TASK TO COMPLETE :: Leave out the pictures, and write out exactly the lines from the beginning of the material to the line holding "69, 70.5, 72]", that line included, and nothing else.

* Start *

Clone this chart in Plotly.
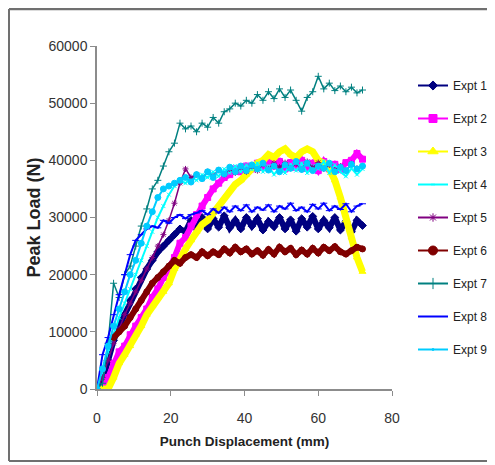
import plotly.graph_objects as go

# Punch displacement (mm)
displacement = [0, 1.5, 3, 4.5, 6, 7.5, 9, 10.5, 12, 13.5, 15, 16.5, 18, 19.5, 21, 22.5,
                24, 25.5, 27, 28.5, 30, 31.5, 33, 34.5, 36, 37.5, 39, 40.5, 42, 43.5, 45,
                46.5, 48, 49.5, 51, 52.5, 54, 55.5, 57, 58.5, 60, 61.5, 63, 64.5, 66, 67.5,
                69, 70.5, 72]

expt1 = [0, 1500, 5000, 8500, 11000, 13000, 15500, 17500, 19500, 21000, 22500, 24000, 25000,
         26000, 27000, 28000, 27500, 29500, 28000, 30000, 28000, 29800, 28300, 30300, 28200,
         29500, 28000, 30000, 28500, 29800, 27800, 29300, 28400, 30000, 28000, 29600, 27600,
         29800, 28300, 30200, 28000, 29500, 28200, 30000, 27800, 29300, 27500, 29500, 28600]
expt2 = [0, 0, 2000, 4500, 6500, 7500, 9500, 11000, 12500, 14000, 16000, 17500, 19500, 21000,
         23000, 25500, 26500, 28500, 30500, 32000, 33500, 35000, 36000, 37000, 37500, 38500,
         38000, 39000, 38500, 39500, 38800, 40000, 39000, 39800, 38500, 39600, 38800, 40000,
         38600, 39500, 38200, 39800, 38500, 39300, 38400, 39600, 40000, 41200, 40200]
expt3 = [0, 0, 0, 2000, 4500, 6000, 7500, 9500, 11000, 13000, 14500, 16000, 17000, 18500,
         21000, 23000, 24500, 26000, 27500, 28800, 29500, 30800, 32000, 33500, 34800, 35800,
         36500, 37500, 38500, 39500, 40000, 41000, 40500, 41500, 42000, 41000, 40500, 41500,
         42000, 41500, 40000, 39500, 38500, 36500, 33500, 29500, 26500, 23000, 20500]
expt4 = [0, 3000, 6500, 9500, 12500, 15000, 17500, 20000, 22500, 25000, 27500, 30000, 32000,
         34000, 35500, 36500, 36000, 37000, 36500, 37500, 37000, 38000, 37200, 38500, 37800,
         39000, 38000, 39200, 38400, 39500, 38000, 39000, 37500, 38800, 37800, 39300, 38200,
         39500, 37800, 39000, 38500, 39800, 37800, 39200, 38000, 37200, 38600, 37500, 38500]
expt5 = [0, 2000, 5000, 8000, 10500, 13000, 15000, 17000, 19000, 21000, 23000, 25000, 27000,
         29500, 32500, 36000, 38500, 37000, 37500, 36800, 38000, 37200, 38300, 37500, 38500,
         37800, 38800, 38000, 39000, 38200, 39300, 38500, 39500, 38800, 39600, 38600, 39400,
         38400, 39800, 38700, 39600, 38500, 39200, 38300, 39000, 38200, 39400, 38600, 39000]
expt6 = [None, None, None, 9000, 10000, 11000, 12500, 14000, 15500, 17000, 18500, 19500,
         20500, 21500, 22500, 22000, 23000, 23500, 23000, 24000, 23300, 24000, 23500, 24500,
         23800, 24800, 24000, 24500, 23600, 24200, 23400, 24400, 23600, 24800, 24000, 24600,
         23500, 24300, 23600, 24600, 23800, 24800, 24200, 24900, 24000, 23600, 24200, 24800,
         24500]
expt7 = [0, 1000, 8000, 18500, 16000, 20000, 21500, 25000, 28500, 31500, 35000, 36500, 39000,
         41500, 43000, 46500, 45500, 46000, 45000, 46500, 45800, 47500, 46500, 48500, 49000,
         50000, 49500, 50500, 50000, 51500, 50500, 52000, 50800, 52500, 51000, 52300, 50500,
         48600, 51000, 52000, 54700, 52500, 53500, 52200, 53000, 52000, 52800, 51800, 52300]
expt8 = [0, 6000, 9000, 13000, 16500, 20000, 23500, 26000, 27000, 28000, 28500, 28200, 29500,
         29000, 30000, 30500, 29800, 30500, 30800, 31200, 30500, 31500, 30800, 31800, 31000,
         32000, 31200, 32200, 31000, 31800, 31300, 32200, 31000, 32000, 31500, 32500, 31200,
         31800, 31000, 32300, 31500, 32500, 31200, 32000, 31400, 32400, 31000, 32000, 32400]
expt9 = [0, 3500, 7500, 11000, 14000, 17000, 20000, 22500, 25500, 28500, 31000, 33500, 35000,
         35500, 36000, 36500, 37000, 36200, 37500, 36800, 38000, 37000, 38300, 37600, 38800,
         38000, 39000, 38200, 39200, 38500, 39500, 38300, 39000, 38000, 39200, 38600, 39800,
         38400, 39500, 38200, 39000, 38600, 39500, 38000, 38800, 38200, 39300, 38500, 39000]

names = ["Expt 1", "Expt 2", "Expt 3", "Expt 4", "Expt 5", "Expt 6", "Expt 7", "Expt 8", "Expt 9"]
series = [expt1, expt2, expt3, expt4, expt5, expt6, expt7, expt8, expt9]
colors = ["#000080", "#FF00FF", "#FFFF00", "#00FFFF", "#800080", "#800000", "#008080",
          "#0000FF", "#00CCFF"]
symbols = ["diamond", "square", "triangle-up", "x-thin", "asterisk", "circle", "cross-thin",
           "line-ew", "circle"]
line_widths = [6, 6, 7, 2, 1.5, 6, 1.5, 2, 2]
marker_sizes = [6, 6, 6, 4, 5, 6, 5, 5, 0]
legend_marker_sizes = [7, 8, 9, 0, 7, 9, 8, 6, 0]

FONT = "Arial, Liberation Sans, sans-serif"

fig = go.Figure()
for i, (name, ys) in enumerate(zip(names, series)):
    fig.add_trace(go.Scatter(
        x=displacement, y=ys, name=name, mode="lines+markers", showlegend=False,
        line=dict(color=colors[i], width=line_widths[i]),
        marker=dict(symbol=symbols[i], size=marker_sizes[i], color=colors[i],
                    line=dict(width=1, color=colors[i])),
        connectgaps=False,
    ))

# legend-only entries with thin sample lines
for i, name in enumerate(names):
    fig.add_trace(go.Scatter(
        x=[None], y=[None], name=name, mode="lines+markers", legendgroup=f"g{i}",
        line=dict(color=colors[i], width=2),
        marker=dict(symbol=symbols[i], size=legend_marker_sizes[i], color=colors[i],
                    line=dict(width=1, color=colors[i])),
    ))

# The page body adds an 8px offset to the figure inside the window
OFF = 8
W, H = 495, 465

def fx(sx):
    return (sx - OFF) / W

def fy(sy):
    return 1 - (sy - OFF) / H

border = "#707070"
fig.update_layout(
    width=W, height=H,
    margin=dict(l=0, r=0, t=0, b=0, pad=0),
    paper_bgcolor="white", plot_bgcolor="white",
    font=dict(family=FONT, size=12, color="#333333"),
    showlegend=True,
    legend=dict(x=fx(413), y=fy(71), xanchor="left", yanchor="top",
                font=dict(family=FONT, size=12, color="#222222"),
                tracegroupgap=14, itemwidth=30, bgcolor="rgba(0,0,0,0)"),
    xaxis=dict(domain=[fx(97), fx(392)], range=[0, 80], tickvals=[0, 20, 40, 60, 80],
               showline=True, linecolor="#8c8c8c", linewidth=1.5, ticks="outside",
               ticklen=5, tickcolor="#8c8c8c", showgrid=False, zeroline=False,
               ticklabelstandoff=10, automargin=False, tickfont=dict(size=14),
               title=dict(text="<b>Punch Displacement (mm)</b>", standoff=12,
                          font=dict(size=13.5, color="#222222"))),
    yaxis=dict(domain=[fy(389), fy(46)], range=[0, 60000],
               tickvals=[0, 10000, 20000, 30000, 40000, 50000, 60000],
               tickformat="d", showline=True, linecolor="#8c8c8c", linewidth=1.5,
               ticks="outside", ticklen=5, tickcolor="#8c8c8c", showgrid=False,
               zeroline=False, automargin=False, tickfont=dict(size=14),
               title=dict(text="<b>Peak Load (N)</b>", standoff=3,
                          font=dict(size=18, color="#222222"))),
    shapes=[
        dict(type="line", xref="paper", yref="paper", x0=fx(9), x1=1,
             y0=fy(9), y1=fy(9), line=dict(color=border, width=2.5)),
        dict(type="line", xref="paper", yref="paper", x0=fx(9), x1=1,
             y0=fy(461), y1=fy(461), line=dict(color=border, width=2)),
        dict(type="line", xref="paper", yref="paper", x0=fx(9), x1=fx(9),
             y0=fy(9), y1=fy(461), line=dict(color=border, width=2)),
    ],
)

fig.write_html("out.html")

* End *

FINAL RESULT ::
Clone this chart in Plotly.
import plotly.graph_objects as go

# Punch displacement (mm)
displacement = [0, 1.5, 3, 4.5, 6, 7.5, 9, 10.5, 12, 13.5, 15, 16.5, 18, 19.5, 21, 22.5,
                24, 25.5, 27, 28.5, 30, 31.5, 33, 34.5, 36, 37.5, 39, 40.5, 42, 43.5, 45,
                46.5, 48, 49.5, 51, 52.5, 54, 55.5, 57, 58.5, 60, 61.5, 63, 64.5, 66, 67.5,
                69, 70.5, 72]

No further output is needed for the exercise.